## BEGIN

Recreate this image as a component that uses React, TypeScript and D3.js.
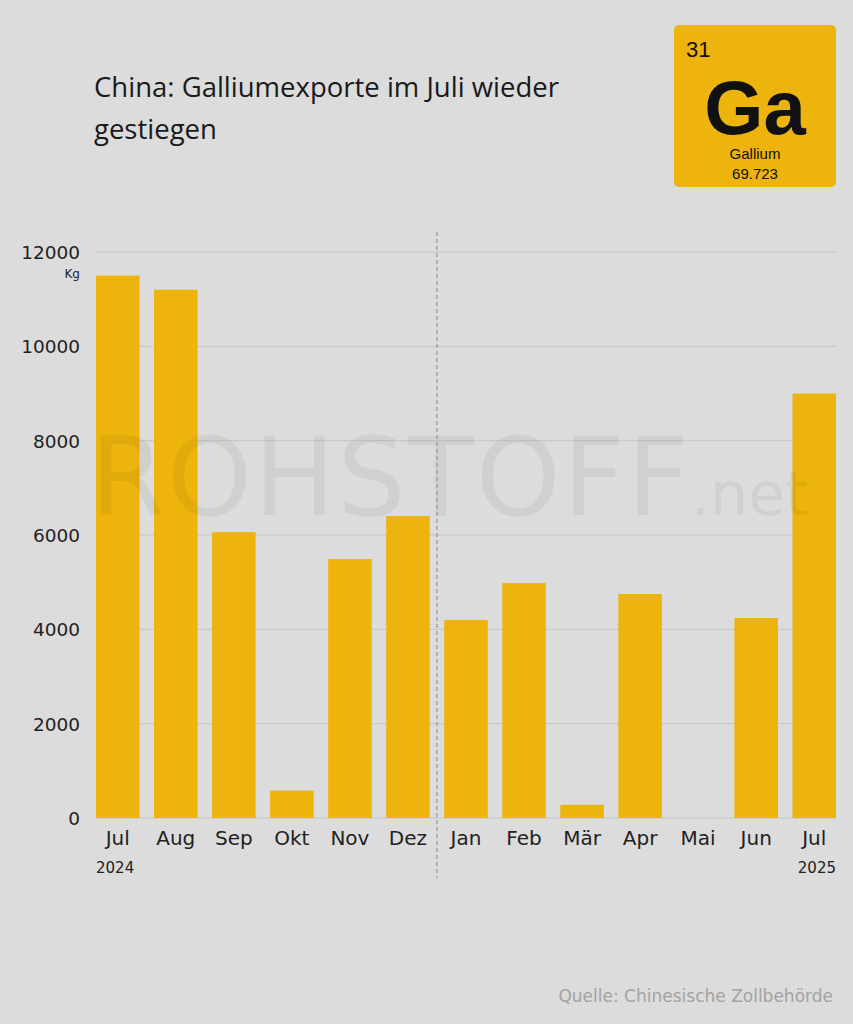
import { useEffect } from 'react'
import * as d3 from 'd3'

const months = ['Jul', 'Aug', 'Sep', 'Okt', 'Nov', 'Dez', 'Jan', 'Feb', 'Mär', 'Apr', 'Mai', 'Jun', 'Jul']
const keys = ['2024-07', '2024-08', '2024-09', '2024-10', '2024-11', '2024-12', '2025-01', '2025-02', '2025-03', '2025-04', '2025-05', '2025-06', '2025-07']
const exportsKg = [11500, 11200, 6060, 580, 5490, 6400, 4200, 4980, 280, 4750, 0, 4240, 9000]
const yTicks = [0, 2000, 4000, 6000, 8000, 10000, 12000]

const W = 853
const H = 1024
const BAR = '#ecb40c'
const BG = '#dcdcdc'
const FONT = "'DejaVu Sans', 'Noto Sans', sans-serif"

export default function App() {
  useEffect(() => {
    document.body.style.margin = '0'
  }, [])

  const x = d3.scaleBand<string>()
    .domain(keys)
    .range([96, 836])
    .paddingInner(0.25)
    .paddingOuter(0)

  const y = d3.scaleLinear()
    .domain([0, 12000])
    .range([818, 252])

  const splitX = ((x('2024-12') ?? 0) + x.bandwidth() + (x('2025-01') ?? 0)) / 2

  return (
    <svg width={W} height={H} style={{ display: 'block', background: BG }}>
      <rect width={W} height={H} fill={BG} />

      {/* title */}
      <text x={94} y={97} fontFamily="'Open Sans', sans-serif" fontSize={27.5} fill="#1a1a1a">
        China: Galliumexporte im Juli wieder
      </text>
      <text x={94} y={139} fontFamily="'Open Sans', sans-serif" fontSize={27.5} fill="#1a1a1a">
        gestiegen
      </text>

      {/* periodic table tile */}
      <g fontFamily="'Liberation Sans', Arial, sans-serif" fill="#111">
        <rect x={674} y={25} width={162} height={162} rx={5} fill={BAR} />
        <text x={686} y={57} fontSize={22}>31</text>
        <text x={755} y={134} fontSize={76} fontWeight="bold" textAnchor="middle">Ga</text>
        <text x={755} y={159} fontSize={15} textAnchor="middle">Gallium</text>
        <text x={755} y={179} fontSize={15} textAnchor="middle">69.723</text>
      </g>

      {/* grid */}
      {yTicks.map(t => (
        <line key={t} x1={96} x2={836} y1={y(t)} y2={y(t)} stroke="#c4c4c4" strokeWidth={1} />
      ))}

      {/* bars */}
      {keys.map((k, i) => (
        <rect
          key={k}
          x={x(k)}
          y={y(exportsKg[i])}
          width={x.bandwidth()}
          height={y(0) - y(exportsKg[i])}
          fill={BAR}
        />
      ))}

      {/* watermark */}
      <text x={90} y={515} fontFamily={FONT} fontSize={108} fill="#000" fillOpacity={0.05} letterSpacing={2}>
        ROHSTOFF<tspan fontSize={60} letterSpacing={0}>.net</tspan>
      </text>

      {/* y axis labels */}
      <g fontFamily={FONT} fontSize={18.5} fill="#222" textAnchor="end">
        {yTicks.map(t => (
          <text key={t} x={80} y={y(t) + 7}>{t}</text>
        ))}
        <text x={80} y={278} fontSize={12}>Kg</text>
      </g>

      {/* divider between years */}
      <line x1={splitX} x2={splitX} y1={232} y2={878} stroke="#888" strokeWidth={1} strokeDasharray="4,3" />

      {/* x labels */}
      <g fontFamily={FONT} fontSize={20} fill="#222" textAnchor="middle">
        {keys.map((k, i) => (
          <text key={k} x={(x(k) ?? 0) + x.bandwidth() / 2} y={845}>{months[i]}</text>
        ))}
      </g>
      <text x={x('2024-07')} y={873} fontFamily={FONT} fontSize={15} fill="#222">2024</text>
      <text x={(x('2025-07') ?? 0) + x.bandwidth()} y={873} fontFamily={FONT} fontSize={15} fill="#222" textAnchor="end">2025</text>

      {/* source */}
      <text x={833} y={1002} fontFamily={FONT} fontSize={17} fill="#a3a3a3" textAnchor="end">
        Quelle: Chinesische Zollbehörde
      </text>
    </svg>
  )
}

## END

# What needs to be done:
Repeat all of the data above word for word, minus the pictures.

# Result for this exercise:
Recreate this image as a component that uses React, TypeScript and D3.js.
import { useEffect } from 'react'
import * as d3 from 'd3'

const months = ['Jul', 'Aug', 'Sep', 'Okt', 'Nov', 'Dez', 'Jan', 'Feb', 'Mär', 'Apr', 'Mai', 'Jun', 'Jul']
const keys = ['2024-07', '2024-08', '2024-09', '2024-10', '2024-11', '2024-12', '2025-01', '2025-02', '2025-03', '2025-04', '2025-05', '2025-06', '2025-07']
const exportsKg = [11500, 11200, 6060, 580, 5490, 6400, 4200, 4980, 280, 4750, 0, 4240, 9000]
const yTicks = [0, 2000, 4000, 6000, 8000, 10000, 12000]

const W = 853
const H = 1024
const BAR = '#ecb40c'
const BG = '#dcdcdc'
const FONT = "'DejaVu Sans', 'Noto Sans', sans-serif"

export default function App() {
  useEffect(() => {
    document.body.style.margin = '0'
  }, [])

  const x = d3.scaleBand<string>()
    .domain(keys)
    .range([96, 836])
    .paddingInner(0.25)
    .paddingOuter(0)

  const y = d3.scaleLinear()
    .domain([0, 12000])
    .range([818, 252])

  const splitX = ((x('2024-12') ?? 0) + x.bandwidth() + (x('2025-01') ?? 0)) / 2

  return (
    <svg width={W} height={H} style={{ display: 'block', background: BG }}>
      <rect width={W} height={H} fill={BG} />

      {/* title */}
      <text x={94} y={97} fontFamily="'Open Sans', sans-serif" fontSize={27.5} fill="#1a1a1a">
        China: Galliumexporte im Juli wieder
      </text>
      <text x={94} y={139} fontFamily="'Open Sans', sans-serif" fontSize={27.5} fill="#1a1a1a">
        gestiegen
      </text>

      {/* periodic table tile */}
      <g fontFamily="'Liberation Sans', Arial, sans-serif" fill="#111">
        <rect x={674} y={25} width={162} height={162} rx={5} fill={BAR} />
        <text x={686} y={57} fontSize={22}>31</text>
        <text x={755} y={134} fontSize={76} fontWeight="bold" textAnchor="middle">Ga</text>
        <text x={755} y={159} fontSize={15} textAnchor="middle">Gallium</text>
        <text x={755} y={179} fontSize={15} textAnchor="middle">69.723</text>
      </g>

      {/* grid */}
      {yTicks.map(t => (
        <line key={t} x1={96} x2={836} y1={y(t)} y2={y(t)} stroke="#c4c4c4" strokeWidth={1} />
      ))}

      {/* bars */}
      {keys.map((k, i) => (
        <rect
          key={k}
          x={x(k)}
          y={y(exportsKg[i])}
          width={x.bandwidth()}
          height={y(0) - y(exportsKg[i])}
          fill={BAR}
        />
      ))}

      {/* watermark */}
      <text x={90} y={515} fontFamily={FONT} fontSize={108} fill="#000" fillOpacity={0.05} letterSpacing={2}>
        ROHSTOFF<tspan fontSize={60} letterSpacing={0}>.net</tspan>
      </text>

      {/* y axis labels */}
      <g fontFamily={FONT} fontSize={18.5} fill="#222" textAnchor="end">
        {yTicks.map(t => (
          <text key={t} x={80} y={y(t) + 7}>{t}</text>
        ))}
        <text x={80} y={278} fontSize={12}>Kg</text>
      </g>

      {/* divider between years */}
      <line x1={splitX} x2={splitX} y1={232} y2={878} stroke="#888" strokeWidth={1} strokeDasharray="4,3" />

      {/* x labels */}
      <g fontFamily={FONT} fontSize={20} fill="#222" textAnchor="middle">
        {keys.map((k, i) => (
          <text key={k} x={(x(k) ?? 0) + x.bandwidth() / 2} y={845}>{months[i]}</text>
        ))}
      </g>
      <text x={x('2024-07')} y={873} fontFamily={FONT} fontSize={15} fill="#222">2024</text>
      <text x={(x('2025-07') ?? 0) + x.bandwidth()} y={873} fontFamily={FONT} fontSize={15} fill="#222" textAnchor="end">2025</text>

      {/* source */}
      <text x={833} y={1002} fontFamily={FONT} fontSize={17} fill="#a3a3a3" textAnchor="end">
        Quelle: Chinesische Zollbehörde
      </text>
    </svg>
  )
}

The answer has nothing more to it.